David J. Gilla, Keit Min Thama, Keit Min Thama, Joanne Chiaa, Shyi Chyi Wanga, Catharina Steentoftb, Henrik Clausenb, Emilie A. Bard-Chapeaua and Frederic A. Barda,c
a - Institute of Molecular and Cell Biology, Proteos, Singapore 138673
b - Department of Cellular and Molecular Medicine, Copenhagen Center for Glycomics,
University of Copenhagen, Denmark
c - Department of Biochemistry, National University of Singapore, Singapore 119077
Published in PNAS on 29 July 2013.
Invasiveness underlies cancer aggressiveness and is a hallmark of
malignancy. Most malignant tumors have elevated levels of Tn, an
O-GalNAc glycan. Mechanisms underlying Tn up-regulation and its
effects remain unclear. Here we show that Golgi-to-endoplasmic
reticulum relocation of polypeptide N-acetylgalactosaminetransferases
(GalNAc-Ts) drives high Tn levels in cancer cell lines
and in 70% of malignant breast tumors. This process stimulates
cell adhesion to the extracellular matrix, as well as migration and
invasiveness. The GalNAc-Ts lectin domain, mediating high-density
glycosylation, is critical for these effects. Interfering with the lectin
domain function inhibited carcinoma cell migration in vitro and
metastatic potential in mice. We also show that stimulation of cell
migration is dependent Tn-bearing proteins present in lamellipodia
of migrating cells. Our findings suggest that relocation of GalNAc-
Ts to the endoplasmic reticulum frequently occurs upon cancerous
transformation to enhance tumor cell migration and invasiveness
through modification of cell surface proteins.

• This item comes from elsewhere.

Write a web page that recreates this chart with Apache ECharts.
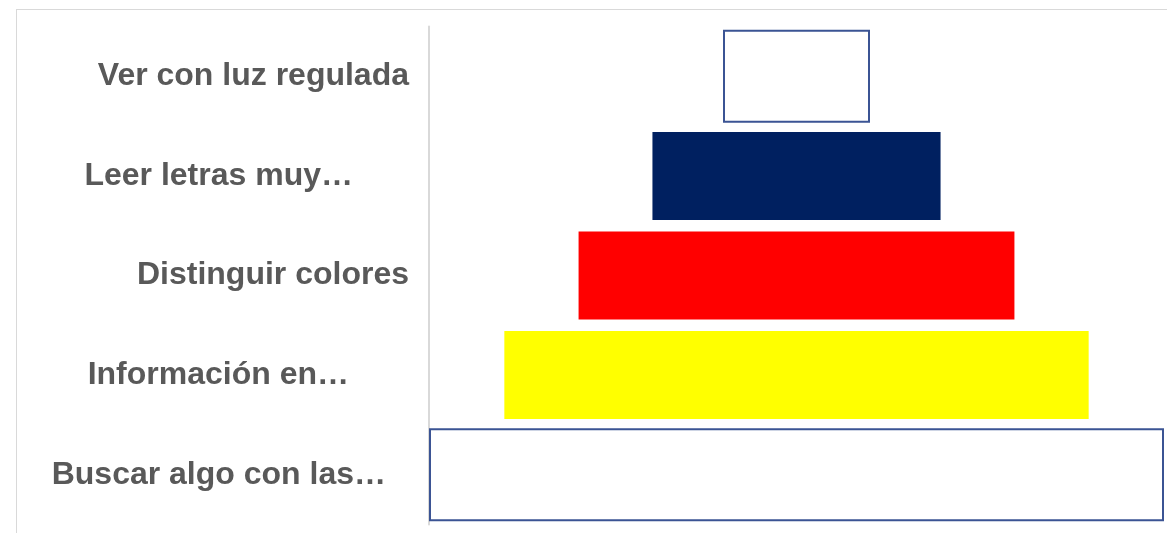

Figure legend: Inhibiting Endoplasmic Reticulum (ER) localized O-glycosylation dramatically reduces the formation of lung metastasis.
Mice were injected intravenously with mammary tumor cells of the 4T1 line expressing either a GFP targeted to the ER (Left) or an inhibitor of O-glycosylation called 2Lec also targeted to the ER (Right).